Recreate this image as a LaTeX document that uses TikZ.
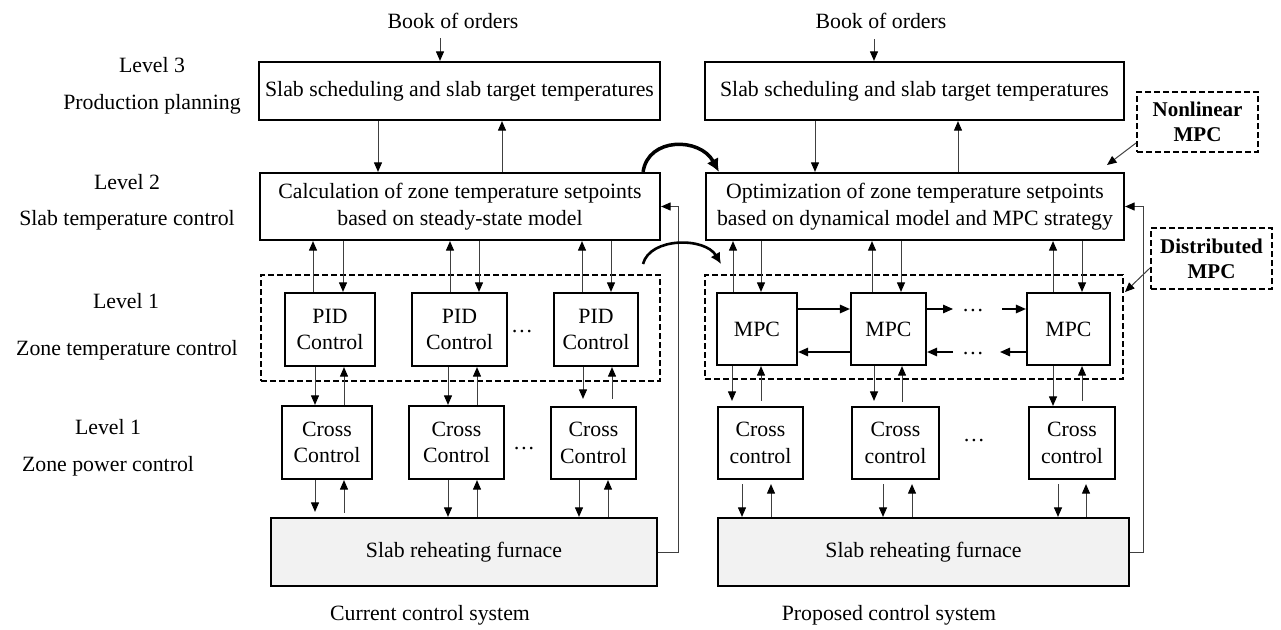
\documentclass[tikz,border=0pt]{standalone}
\usepackage{fontspec}
\setmainfont{Liberation Serif}
\usetikzlibrary{arrows.meta}
\newcommand\arrdn[4][]{\draw[arr,#1] (#2.south -| #4,0) -- (#3.north -| #4,0);}
\newcommand\arrup[4][]{\draw[arr,#1] (#3.north -| #4,0) -- (#2.south -| #4,0);}
\begin{document}
\begin{tikzpicture}[x=1pt,y=-1pt,
  every node/.style={font=\fontsize{21.8}{26.5}\selectfont, inner sep=0pt},
  box/.style={draw, line width=2.2pt, align=center},
  furn/.style={box, fill=black!5},
  dbox/.style={draw, line width=2pt, dash pattern=on 6pt off 3pt},
  note/.style={dbox, align=center, font=\fontsize{21}{25}\selectfont\bfseries},
  arr/.style={draw=black!75, line width=1pt, -{Triangle[length=9.5pt,width=8pt,color=black]}},
  harr/.style={draw=black, line width=1.4pt, -{Triangle[length=10pt,width=8.5pt]}},
  bigcurve/.style={line width=3.5pt, -{Latex[length=13pt,width=13pt]}},
  smallcurve/.style={line width=2.6pt, -{Latex[length=11pt,width=11pt]}}
]
\useasboundingbox (0,0) rectangle (1281,629);

% level labels
\node (lv3) at (152,65) {Level 3};
\node (lv3t) at (152,104) {Production planning};
\node (lv2) at (127,182) {Level 2};
\node (lv2t) at (127,220) {Slab temperature control};
\node (lv1) at (126,301) {Level 1};
\node (lv1t) at (127,350) {Zone temperature control};
\node (lv0) at (108,427) {Level 1};
\node (lv0t) at (108,466) {Zone power control};

% ---------------- left: current system
\node (BL) at (453,21) {Book of orders};
\node[box, minimum width=401pt, minimum height=58pt] (L3) at (459.5,91) {Slab scheduling and slab target temperatures};
\node[box, minimum width=400pt, minimum height=67pt] (L2) at (460,206.5) {Calculation of zone temperature setpoints\\based on steady-state model};
\node[dbox, minimum width=399pt, minimum height=106pt] (LD) at (460.5,328) {};
\node[box, minimum width=90pt, minimum height=73pt] (P1) at (330,329.5) {PID\\Control};
\node[box, minimum width=95pt, minimum height=73pt] (P2) at (459.5,329.5) {PID\\Control};
\node[box, minimum width=84pt, minimum height=73pt] (P3) at (596,329.5) {PID\\Control};
\node (dotP) at (522,332) {\dots};
\node[box, minimum width=90pt, minimum height=73pt] (C1) at (327,442.5) {Cross\\Control};
\node[box, minimum width=95pt, minimum height=73pt] (C2) at (456.5,442.5) {Cross\\Control};
\node[box, minimum width=85pt, minimum height=72pt] (C3) at (593.5,443) {Cross\\Control};
\node (dotC) at (524,449) {\dots};
\node[furn, minimum width=386pt, minimum height=68pt] (F1) at (464,552) {Slab reheating furnace};
\node (capL) at (430,615) {Current control system};

\coordinate (bl) at (440,38);
\draw[arr] (bl) -- (L3.north -| bl);
\arrdn{L3}{L2}{378}
\arrup{L3}{L2}{502}
\arrup{L2}{P1}{313}
\arrdn{L2}{P1}{343}
\arrup{L2}{P2}{450}
\arrdn{L2}{P2}{479}
\arrup{L2}{P3}{582}
\arrdn{L2}{P3}{611}
\arrdn{P1}{C1}{315}
\arrup{P1}{C1}{344}
\arrdn{P2}{C2}{448}
\arrup{P2}{C2}{477}
\arrdn[shorten >=7pt]{P3}{C3}{583}
\arrup[shorten <=7pt]{P3}{C3}{612}
\arrdn[shorten >=5pt]{C1}{F1}{315}
\arrup[shorten <=4pt]{C1}{F1}{344}
\arrdn{C2}{F1}{448}
\arrup{C2}{F1}{477}
\arrdn{C3}{F1}{579}
\arrup{C3}{F1}{608}
\draw[arr] (F1.east) -- ++(20,0) |- (L2.east);

% ---------------- right: proposed system
\node (BR) at (881,21) {Book of orders};
\node[box, minimum width=419pt, minimum height=58pt] (R3) at (914.5,91) {Slab scheduling and slab target temperatures};
\node[box, minimum width=418pt, minimum height=67pt] (R2) at (915,206.5) {Optimization of zone temperature setpoints\\based on dynamical model and MPC strategy};
\node[dbox, minimum width=418pt, minimum height=104pt] (RD) at (914,327) {};
\node[box, minimum width=80pt, minimum height=72pt] (M1) at (757,329) {MPC};
\node[box, minimum width=75pt, minimum height=72pt] (M2) at (888.5,329) {MPC};
\node[box, minimum width=83pt, minimum height=72pt] (M3) at (1068.5,329) {MPC};
\node (dotM1) at (973,311) {\dots};
\node (dotM2) at (973,354) {\dots};
\node[box, minimum width=85pt, minimum height=72pt] (X1) at (760.5,443) {Cross\\control};
\node[box, minimum width=87pt, minimum height=72pt] (X2) at (895.5,443) {Cross\\control};
\node[box, minimum width=86pt, minimum height=72pt] (X3) at (1072,443) {Cross\\control};
\node (dotX) at (974,441) {\dots};
\node[furn, minimum width=411pt, minimum height=68pt] (F2) at (923.5,552) {Slab reheating furnace};
\node (capR) at (889,615) {Proposed control system};

\node[note, minimum width=121pt, minimum height=60pt] (NL) at (1197.5,122) {Nonlinear\\MPC};
\node[note, minimum width=121pt, minimum height=61pt] (DM) at (1211.5,258.5) {Distributed\\MPC};

\coordinate (br) at (874,39);
\draw[arr] (br) -- (R3.north -| br);
\arrdn{R3}{R2}{815}
\arrup{R3}{R2}{958}
\arrup{R2}{M1}{733}
\arrdn{R2}{M1}{761}
\arrup{R2}{M2}{872}
\arrdn{R2}{M2}{901}
\arrup{R2}{M3}{1053}
\arrdn{R2}{M3}{1082}
\arrdn[shorten >=5pt]{M1}{X1}{732}
\arrup[shorten <=5pt]{M1}{X1}{761}
\arrdn[shorten >=5pt]{M2}{X2}{874}
\arrup[shorten <=4pt]{M2}{X2}{902}
\arrdn{M3}{X3}{1053}
\arrup[shorten <=5pt]{M3}{X3}{1082}
\arrdn[shorten <=4pt]{X1}{F2}{742}
\arrup[shorten >=4pt]{X1}{F2}{771}
\arrdn[shorten <=4pt]{X2}{F2}{883}
\arrup[shorten >=4pt]{X2}{F2}{912}
\arrdn[shorten <=4pt]{X3}{F2}{1058}
\arrup[shorten >=4pt]{X3}{F2}{1086}
\draw[arr] (F2.east) -- ++(13,0) |- (R2.east);

% MPC horizontal exchange
\coordinate (h1) at (953,309);
\coordinate (h2) at (1002,309);
\coordinate (h3) at (1000,352);
\coordinate (h4) at (953,352);
\draw[harr] (M1.east |- 0,309) -- (M2.west |- 0,309);
\draw[harr] (M2.west |- 0,352) -- (M1.east |- 0,352);
\draw[harr] (M2.east |- h1) -- (h1);
\draw[harr] (h2) -- (M3.west |- h2);
\draw[harr] (M3.west |- h3) -- (h3);
\draw[harr] (h4) -- (M2.east |- h4);

% annotation arrows
\coordinate (nlend) at (1107,165);
\draw[arr] ([yshift=10pt]NL.south west) -- (nlend);
\coordinate (dmend) at (1125,292);
\draw[arr] ([yshift=22pt]DM.south west) -- (dmend);

% curved arrows
\draw[bigcurve] ([xshift=-18pt]L2.north east) .. controls (648,137) and (700,137) .. ([xshift=14pt]R2.north west);
\draw[smallcurve] ([shift={(-18pt,10pt)}]LD.north east) .. controls (650,237) and (705,237) .. ([shift={(17pt,10pt)}]RD.north west);
\end{tikzpicture}
\end{document}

◆ **THE EXERCISE**:
Reproduce the data above in full, exactly as it is, with the pictures left out.

◆ **THE ANSWER**:
Recreate this image as a LaTeX document that uses TikZ.
\documentclass[tikz,border=0pt]{standalone}
\usepackage{fontspec}
\setmainfont{Liberation Serif}
\usetikzlibrary{arrows.meta}
\newcommand\arrdn[4][]{\draw[arr,#1] (#2.south -| #4,0) -- (#3.north -| #4,0);}
\newcommand\arrup[4][]{\draw[arr,#1] (#3.north -| #4,0) -- (#2.south -| #4,0);}
\begin{document}
\begin{tikzpicture}[x=1pt,y=-1pt,
  every node/.style={font=\fontsize{21.8}{26.5}\selectfont, inner sep=0pt},
  box/.style={draw, line width=2.2pt, align=center},
  furn/.style={box, fill=black!5},
  dbox/.style={draw, line width=2pt, dash pattern=on 6pt off 3pt},
  note/.style={dbox, align=center, font=\fontsize{21}{25}\selectfont\bfseries},
  arr/.style={draw=black!75, line width=1pt, -{Triangle[length=9.5pt,width=8pt,color=black]}},
  harr/.style={draw=black, line width=1.4pt, -{Triangle[length=10pt,width=8.5pt]}},
  bigcurve/.style={line width=3.5pt, -{Latex[length=13pt,width=13pt]}},
  smallcurve/.style={line width=2.6pt, -{Latex[length=11pt,width=11pt]}}
]
\useasboundingbox (0,0) rectangle (1281,629);

% level labels
\node (lv3) at (152,65) {Level 3};
\node (lv3t) at (152,104) {Production planning};
\node (lv2) at (127,182) {Level 2};
\node (lv2t) at (127,220) {Slab temperature control};
\node (lv1) at (126,301) {Level 1};
\node (lv1t) at (127,350) {Zone temperature control};
\node (lv0) at (108,427) {Level 1};
\node (lv0t) at (108,466) {Zone power control};

% ---------------- left: current system
\node (BL) at (453,21) {Book of orders};
\node[box, minimum width=401pt, minimum height=58pt] (L3) at (459.5,91) {Slab scheduling and slab target temperatures};
\node[box, minimum width=400pt, minimum height=67pt] (L2) at (460,206.5) {Calculation of zone temperature setpoints\\based on steady-state model};
\node[dbox, minimum width=399pt, minimum height=106pt] (LD) at (460.5,328) {};
\node[box, minimum width=90pt, minimum height=73pt] (P1) at (330,329.5) {PID\\Control};
\node[box, minimum width=95pt, minimum height=73pt] (P2) at (459.5,329.5) {PID\\Control};
\node[box, minimum width=84pt, minimum height=73pt] (P3) at (596,329.5) {PID\\Control};
\node (dotP) at (522,332) {\dots};
\node[box, minimum width=90pt, minimum height=73pt] (C1) at (327,442.5) {Cross\\Control};
\node[box, minimum width=95pt, minimum height=73pt] (C2) at (456.5,442.5) {Cross\\Control};
\node[box, minimum width=85pt, minimum height=72pt] (C3) at (593.5,443) {Cross\\Control};
\node (dotC) at (524,449) {\dots};
\node[furn, minimum width=386pt, minimum height=68pt] (F1) at (464,552) {Slab reheating furnace};
\node (capL) at (430,615) {Current control system};

\coordinate (bl) at (440,38);
\draw[arr] (bl) -- (L3.north -| bl);
\arrdn{L3}{L2}{378}
\arrup{L3}{L2}{502}
\arrup{L2}{P1}{313}
\arrdn{L2}{P1}{343}
\arrup{L2}{P2}{450}
\arrdn{L2}{P2}{479}
\arrup{L2}{P3}{582}
\arrdn{L2}{P3}{611}
\arrdn{P1}{C1}{315}
\arrup{P1}{C1}{344}
\arrdn{P2}{C2}{448}
\arrup{P2}{C2}{477}
\arrdn[shorten >=7pt]{P3}{C3}{583}
\arrup[shorten <=7pt]{P3}{C3}{612}
\arrdn[shorten >=5pt]{C1}{F1}{315}
\arrup[shorten <=4pt]{C1}{F1}{344}
\arrdn{C2}{F1}{448}
\arrup{C2}{F1}{477}
\arrdn{C3}{F1}{579}
\arrup{C3}{F1}{608}
\draw[arr] (F1.east) -- ++(20,0) |- (L2.east);

% ---------------- right: proposed system
\node (BR) at (881,21) {Book of orders};
\node[box, minimum width=419pt, minimum height=58pt] (R3) at (914.5,91) {Slab scheduling and slab target temperatures};
\node[box, minimum width=418pt, minimum height=67pt] (R2) at (915,206.5) {Optimization of zone temperature setpoints\\based on dynamical model and MPC strategy};
\node[dbox, minimum width=418pt, minimum height=104pt] (RD) at (914,327) {};
\node[box, minimum width=80pt, minimum height=72pt] (M1) at (757,329) {MPC};
\node[box, minimum width=75pt, minimum height=72pt] (M2) at (888.5,329) {MPC};
\node[box, minimum width=83pt, minimum height=72pt] (M3) at (1068.5,329) {MPC};
\node (dotM1) at (973,311) {\dots};
\node (dotM2) at (973,354) {\dots};
\node[box, minimum width=85pt, minimum height=72pt] (X1) at (760.5,443) {Cross\\control};
\node[box, minimum width=87pt, minimum height=72pt] (X2) at (895.5,443) {Cross\\control};
\node[box, minimum width=86pt, minimum height=72pt] (X3) at (1072,443) {Cross\\control};
\node (dotX) at (974,441) {\dots};
\node[furn, minimum width=411pt, minimum height=68pt] (F2) at (923.5,552) {Slab reheating furnace};
\node (capR) at (889,615) {Proposed control system};

\node[note, minimum width=121pt, minimum height=60pt] (NL) at (1197.5,122) {Nonlinear\\MPC};
\node[note, minimum width=121pt, minimum height=61pt] (DM) at (1211.5,258.5) {Distributed\\MPC};

\coordinate (br) at (874,39);
\draw[arr] (br) -- (R3.north -| br);
\arrdn{R3}{R2}{815}
\arrup{R3}{R2}{958}
\arrup{R2}{M1}{733}
\arrdn{R2}{M1}{761}
\arrup{R2}{M2}{872}
\arrdn{R2}{M2}{901}
\arrup{R2}{M3}{1053}
\arrdn{R2}{M3}{1082}
\arrdn[shorten >=5pt]{M1}{X1}{732}
\arrup[shorten <=5pt]{M1}{X1}{761}
\arrdn[shorten >=5pt]{M2}{X2}{874}
\arrup[shorten <=4pt]{M2}{X2}{902}
\arrdn{M3}{X3}{1053}
\arrup[shorten <=5pt]{M3}{X3}{1082}
\arrdn[shorten <=4pt]{X1}{F2}{742}
\arrup[shorten >=4pt]{X1}{F2}{771}
\arrdn[shorten <=4pt]{X2}{F2}{883}
\arrup[shorten >=4pt]{X2}{F2}{912}
\arrdn[shorten <=4pt]{X3}{F2}{1058}
\arrup[shorten >=4pt]{X3}{F2}{1086}
\draw[arr] (F2.east) -- ++(13,0) |- (R2.east);

% MPC horizontal exchange
\coordinate (h1) at (953,309);
\coordinate (h2) at (1002,309);
\coordinate (h3) at (1000,352);
\coordinate (h4) at (953,352);
\draw[harr] (M1.east |- 0,309) -- (M2.west |- 0,309);
\draw[harr] (M2.west |- 0,352) -- (M1.east |- 0,352);
\draw[harr] (M2.east |- h1) -- (h1);
\draw[harr] (h2) -- (M3.west |- h2);
\draw[harr] (M3.west |- h3) -- (h3);
\draw[harr] (h4) -- (M2.east |- h4);

% annotation arrows
\coordinate (nlend) at (1107,165);
\draw[arr] ([yshift=10pt]NL.south west) -- (nlend);
\coordinate (dmend) at (1125,292);
\draw[arr] ([yshift=22pt]DM.south west) -- (dmend);

% curved arrows
\draw[bigcurve] ([xshift=-18pt]L2.north east) .. controls (648,137) and (700,137) .. ([xshift=14pt]R2.north west);
\draw[smallcurve] ([shift={(-18pt,10pt)}]LD.north east) .. controls (650,237) and (705,237) .. ([shift={(17pt,10pt)}]RD.north west);
\end{tikzpicture}
\end{document}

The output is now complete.